[Exercise instructions] Leave out any picture and return the remaining listing below exactly as given.

[Data block]
^^^^^^^^
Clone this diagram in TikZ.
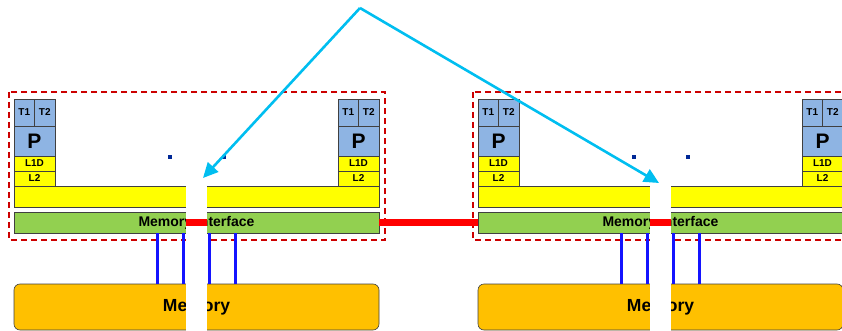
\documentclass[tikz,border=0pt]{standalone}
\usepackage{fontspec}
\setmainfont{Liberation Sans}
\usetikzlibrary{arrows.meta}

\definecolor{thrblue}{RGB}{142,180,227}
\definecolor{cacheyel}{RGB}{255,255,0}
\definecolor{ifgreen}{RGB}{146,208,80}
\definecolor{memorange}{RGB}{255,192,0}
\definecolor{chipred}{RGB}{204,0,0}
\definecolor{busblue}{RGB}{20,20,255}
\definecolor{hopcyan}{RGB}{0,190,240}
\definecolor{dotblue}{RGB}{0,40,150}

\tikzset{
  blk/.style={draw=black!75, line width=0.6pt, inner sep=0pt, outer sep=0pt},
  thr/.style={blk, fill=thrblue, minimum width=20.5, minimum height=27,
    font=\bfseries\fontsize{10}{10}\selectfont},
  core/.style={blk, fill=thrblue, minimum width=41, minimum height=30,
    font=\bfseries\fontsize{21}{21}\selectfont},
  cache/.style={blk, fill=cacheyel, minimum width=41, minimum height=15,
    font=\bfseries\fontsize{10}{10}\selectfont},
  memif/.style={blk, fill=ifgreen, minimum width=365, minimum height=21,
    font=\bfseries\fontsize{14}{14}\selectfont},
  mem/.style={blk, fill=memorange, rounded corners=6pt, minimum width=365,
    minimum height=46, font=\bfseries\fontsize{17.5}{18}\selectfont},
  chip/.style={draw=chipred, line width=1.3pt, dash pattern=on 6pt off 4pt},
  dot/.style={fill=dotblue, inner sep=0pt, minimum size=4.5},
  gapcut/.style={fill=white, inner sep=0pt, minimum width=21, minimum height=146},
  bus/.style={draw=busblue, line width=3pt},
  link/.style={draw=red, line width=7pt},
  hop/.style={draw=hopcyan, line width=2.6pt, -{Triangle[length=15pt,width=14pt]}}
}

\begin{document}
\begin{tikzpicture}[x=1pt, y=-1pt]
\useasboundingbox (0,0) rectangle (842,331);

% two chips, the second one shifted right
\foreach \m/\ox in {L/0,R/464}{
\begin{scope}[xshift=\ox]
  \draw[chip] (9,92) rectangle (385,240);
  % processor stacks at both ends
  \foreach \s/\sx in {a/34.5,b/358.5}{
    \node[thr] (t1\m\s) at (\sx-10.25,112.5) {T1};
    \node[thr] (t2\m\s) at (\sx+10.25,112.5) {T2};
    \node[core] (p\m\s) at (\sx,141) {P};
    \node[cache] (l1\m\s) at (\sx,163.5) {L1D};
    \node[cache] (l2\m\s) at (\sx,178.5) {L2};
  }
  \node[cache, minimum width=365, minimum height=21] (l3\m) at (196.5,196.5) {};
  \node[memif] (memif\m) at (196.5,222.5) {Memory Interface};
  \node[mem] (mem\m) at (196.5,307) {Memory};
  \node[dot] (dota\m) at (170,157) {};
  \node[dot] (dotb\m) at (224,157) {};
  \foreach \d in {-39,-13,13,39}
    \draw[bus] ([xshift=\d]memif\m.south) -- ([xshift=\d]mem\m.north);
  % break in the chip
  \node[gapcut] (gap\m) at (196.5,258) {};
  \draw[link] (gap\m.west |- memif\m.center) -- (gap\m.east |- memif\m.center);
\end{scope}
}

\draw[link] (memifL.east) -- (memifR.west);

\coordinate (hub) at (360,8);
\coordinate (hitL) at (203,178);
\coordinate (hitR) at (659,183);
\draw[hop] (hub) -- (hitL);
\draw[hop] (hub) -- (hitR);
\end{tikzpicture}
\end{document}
^^^^^^^^
[Exercise solution]
Clone this diagram in TikZ.
\documentclass[tikz,border=0pt]{standalone}
\usepackage{fontspec}
\setmainfont{Liberation Sans}
\usetikzlibrary{arrows.meta}

\definecolor{thrblue}{RGB}{142,180,227}
\definecolor{cacheyel}{RGB}{255,255,0}
\definecolor{ifgreen}{RGB}{146,208,80}
\definecolor{memorange}{RGB}{255,192,0}
\definecolor{chipred}{RGB}{204,0,0}
\definecolor{busblue}{RGB}{20,20,255}
\definecolor{hopcyan}{RGB}{0,190,240}
\definecolor{dotblue}{RGB}{0,40,150}

\tikzset{
  blk/.style={draw=black!75, line width=0.6pt, inner sep=0pt, outer sep=0pt},
  thr/.style={blk, fill=thrblue, minimum width=20.5, minimum height=27,
    font=\bfseries\fontsize{10}{10}\selectfont},
  core/.style={blk, fill=thrblue, minimum width=41, minimum height=30,
    font=\bfseries\fontsize{21}{21}\selectfont},
  cache/.style={blk, fill=cacheyel, minimum width=41, minimum height=15,
    font=\bfseries\fontsize{10}{10}\selectfont},
  memif/.style={blk, fill=ifgreen, minimum width=365, minimum height=21,
    font=\bfseries\fontsize{14}{14}\selectfont},
  mem/.style={blk, fill=memorange, rounded corners=6pt, minimum width=365,
    minimum height=46, font=\bfseries\fontsize{17.5}{18}\selectfont},
  chip/.style={draw=chipred, line width=1.3pt, dash pattern=on 6pt off 4pt},
  dot/.style={fill=dotblue, inner sep=0pt, minimum size=4.5},
  gapcut/.style={fill=white, inner sep=0pt, minimum width=21, minimum height=146},
  bus/.style={draw=busblue, line width=3pt},
  link/.style={draw=red, line width=7pt},
  hop/.style={draw=hopcyan, line width=2.6pt, -{Triangle[length=15pt,width=14pt]}}
}

\begin{document}
\begin{tikzpicture}[x=1pt, y=-1pt]
\useasboundingbox (0,0) rectangle (842,331);

% two chips, the second one shifted right
\foreach \m/\ox in {L/0,R/464}{
\begin{scope}[xshift=\ox]
  \draw[chip] (9,92) rectangle (385,240);
  % processor stacks at both ends
  \foreach \s/\sx in {a/34.5,b/358.5}{
    \node[thr] (t1\m\s) at (\sx-10.25,112.5) {T1};
    \node[thr] (t2\m\s) at (\sx+10.25,112.5) {T2};
    \node[core] (p\m\s) at (\sx,141) {P};
    \node[cache] (l1\m\s) at (\sx,163.5) {L1D};
    \node[cache] (l2\m\s) at (\sx,178.5) {L2};
  }
  \node[cache, minimum width=365, minimum height=21] (l3\m) at (196.5,196.5) {};
  \node[memif] (memif\m) at (196.5,222.5) {Memory Interface};
  \node[mem] (mem\m) at (196.5,307) {Memory};
  \node[dot] (dota\m) at (170,157) {};
  \node[dot] (dotb\m) at (224,157) {};
  \foreach \d in {-39,-13,13,39}
    \draw[bus] ([xshift=\d]memif\m.south) -- ([xshift=\d]mem\m.north);
  % break in the chip
  \node[gapcut] (gap\m) at (196.5,258) {};
  \draw[link] (gap\m.west |- memif\m.center) -- (gap\m.east |- memif\m.center);
\end{scope}
}

\draw[link] (memifL.east) -- (memifR.west);

\coordinate (hub) at (360,8);
\coordinate (hitL) at (203,178);
\coordinate (hitR) at (659,183);
\draw[hop] (hub) -- (hitL);
\draw[hop] (hub) -- (hitR);
\end{tikzpicture}
\end{document}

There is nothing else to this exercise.